The desk squealed as Paiman pushed it against the outer door of the control room. Soroush watched from the window of the situation room. He had decided not to have him go after Morgan and his daughter, but to wait for Masud to bring down Ramadani. That was the prime target. Morgan was nothing more than a distraction, a rock in his shoe. From behind him, Soroush heard the clamor of the two men descending a steel ladder. Ramadani emerged first from the door, visible through the floor-to-ceiling window of the raised situation room. Masud came next.
“Give me the cell phone you took from Morgan,” said Soroush as Masud escorted Ramadani down the stairs. Soroush took the Nokia brick phone from Paiman and hit redial. It rang twice, and then a man picked up.
“This is Chambers. Morgan, where is Ramadani?”
“I’m afraid I have some bad news,” said Soroush. “Morgan is gone, and we have custody of Navid Ramadani now.”
“Who is this?”
“I will now offer you proof,” said Soroush. He held the phone near Ramadani’s mouth. “Speak.”
“This is President Navid Ramadani. I am a hostage to—”

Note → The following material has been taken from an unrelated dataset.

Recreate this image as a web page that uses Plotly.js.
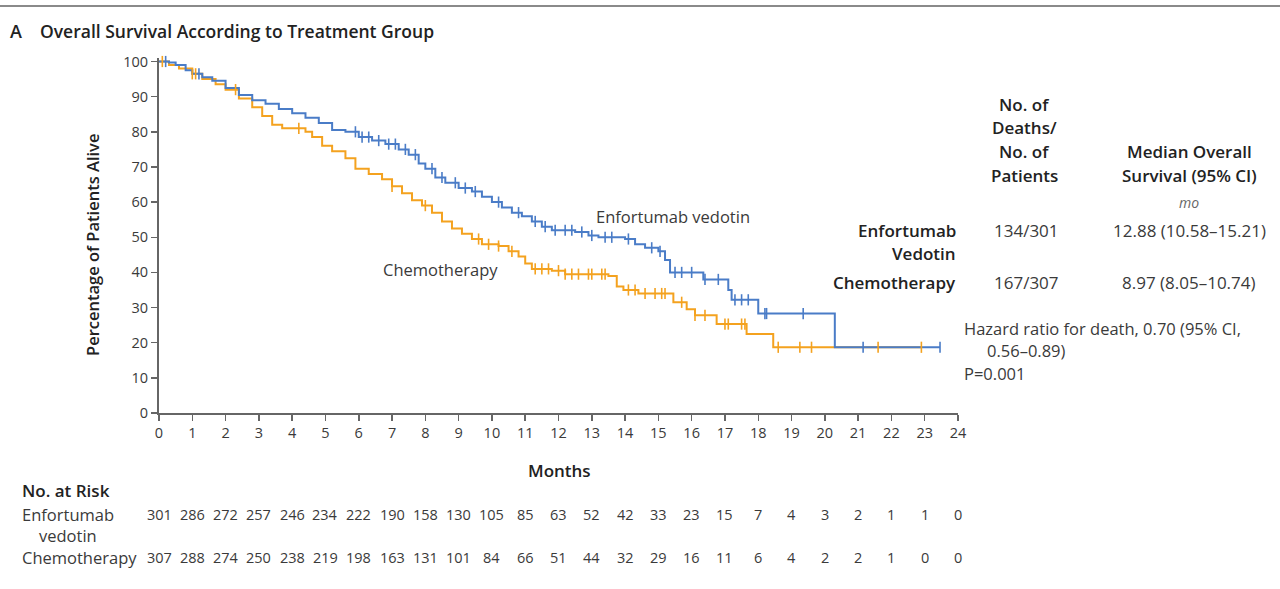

Soroush pulled away the phone before he could say the name and backhanded the President. “You come in now,” he said, “and he dies. Along with as many other innocent bystanders we can take with us.”
2:34 p.m.
Morgan led Alex to the safest place he could think of inside Grand Central—underground. He tramped down the steel staircase toward the basement from which he’d come, above Track 61. He felt tired. His legs were weak. Now that they were away from danger, his pace slowed and he felt the deep weariness of the day.
“Dad,” Alex whispered. “I’m sorry. I didn’t mean for that to happen. I swear, I—”
“Don’t,” he said. “You risked everything to save me. I can’t blame you for that. I did the same. I did worse.”
“Dad . . .”
They reached the short service hallway where Morgan had hidden from the MTA police earlier that day, with its twisting pipes. It seemed so long ago now.
“It’s okay,” said Morgan. “I just need to sit down for a while.”
He rested against the cool concrete wall, shirt clinging to his back with sweat. He closed his eyes, shutting out the dim light. The only sound came from Alex, sitting opposite him and sobbing.